This function extracts copy number features in the style of the paper:
Usage
extract_wu_features(
segs_df,
sample_col = "cell_id",
state_bin_max = 5,
bin_breaks = NA,
annotate_input = FALSE,
return_matrix = FALSE,
...
)Arguments
- segs_df
dataframe. CN segments
- sample_col
string. Name of the column with cell_id/other sample name
- state_bin_max
int. Maximum CN to consider for bins. All CNs of this value and higher are grouped together. Default of 5 follows paper.
- bin_breaks
floats, how to break up segment sizes. Bins will be one more than breaks. Defaults follow paper. Default is < 5Mb, 5–10Mb, > 10Mb specified as c(5e6, 10e6 + 1). Internally, base::cut() is used, so 2 splits produces 3 bins.
- annotate_input
boolean. return input dataframe annotating each segment with the feature categories it falls into.
- return_matrix
boolean. Return a cell-by-feature matrix of counts.
- ...
can pass change_split_val to alter critical value for AA/BB split
Details
Wu et al. 2025. Single-cell copy number alteration signature analysis reveals masked patterns and potential biomarkers for cancer. bioRxiv.

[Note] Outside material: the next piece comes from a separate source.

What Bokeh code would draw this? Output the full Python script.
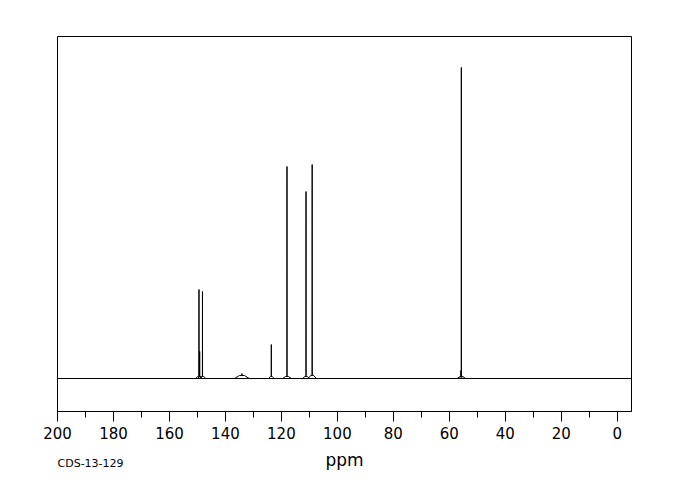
from bokeh.plotting import figure
from bokeh.models import Range1d, Label, FixedTicker
from bokeh.embed import file_html
from bokeh.resources import INLINE

# Peak table (ppm, height in arbitrary intensity units, base-hump height, half-width ppm)
peak_ppm = [149.45, 149.2, 148.2, 134.1, 123.6, 118.0, 111.2, 109.0, 55.7, 55.85]
peak_height = [89, 27, 87, 5, 34, 212, 187, 214, 311, 8]
peak_base = [2, 2, 2, 3, 2, 2, 2, 3, 2, 2]
peak_halfwidth = [1.2, 0.6, 1.2, 2.6, 1.0, 1.5, 1.2, 1.5, 1.5, 0.5]

x_ticks = [200, 180, 160, 140, 120, 100, 80, 60, 40, 20, 0]
x_start, x_end = 200, -5.1
y_start, y_end = -33, 342

p = figure(width=672, height=492, output_backend="svg", toolbar_location=None,
           x_range=Range1d(x_start, x_end), y_range=Range1d(y_start, y_end),
           y_axis_location=None,
           min_border_left=57, min_border_right=41, min_border_top=36, min_border_bottom=81)
p.grid.visible = False
p.outline_line_color = "black"
p.outline_line_width = 1
p.background_fill_color = "white"
p.border_fill_color = "white"

# baseline
p.line([x_start, x_end], [0, 0], line_color="black", line_width=1)

# peaks
xs, ys = [], []
for c, h, b, w in zip(peak_ppm, peak_height, peak_base, peak_halfwidth):
    xs.append([c + w, c + w * 0.35, c + 0.03, c, c - 0.03, c - w * 0.35, c - w])
    ys.append([0, b, b, h, b, b, 0])
p.multi_line(xs, ys, line_color="black", line_width=1)

ax = p.xaxis[0]
ax.ticker = FixedTicker(ticks=x_ticks, minor_ticks=list(range(0, 201, 10)))
ax.axis_line_color = "black"
ax.major_tick_out = 10
ax.major_tick_in = 0
ax.minor_tick_out = 6
ax.minor_tick_in = 0
ax.major_tick_line_color = "black"
ax.minor_tick_line_color = "black"
ax.major_label_text_font = "DejaVu Sans"
ax.major_label_text_font_size = "15px"
ax.major_label_text_color = "black"
ax.major_label_standoff = 5
ax.axis_label = "ppm"
ax.axis_label_text_font = "DejaVu Sans"
ax.axis_label_text_font_style = "normal"
ax.axis_label_text_font_size = "17px"
ax.axis_label_text_color = "black"
ax.axis_label_standoff = 8

p.add_layout(Label(x=0, y=22, x_units="screen", y_units="screen", text="CDS-13-129",
                   text_font="DejaVu Sans", text_font_size="11px", text_color="black",
                   text_baseline="middle", text_align="left"), "below")

open("out.html", "w").write(file_html(p, INLINE))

https://www.biorxiv.org/content/10.1101/2025.03.02.641098v1
They employ 4 base features, that they cross for 90 categories:
CN states: 5 bins, 0-1, 2, 3, 4, 5+
segment size: 3 bins, <5 MB, 5-10Mb, 10Mb,
segment shape: 3 bins, LL (low left, low right segment), HH (high left, high right segment), OT (other)
segment change: 2 bins: AA (difference between surrounding segments <= some critical value), or BB
Some issues:
whole chromosome amplifications/losses not captured
chromosomes need to have at least 3 changes to be truly reflected in these categories. Those with fewer are backfilled based on hardcoded rules
for segment change, the paper says they considered changes > 2 as BB, but in their actual code is set to 1. This function follows their code, but can be altered.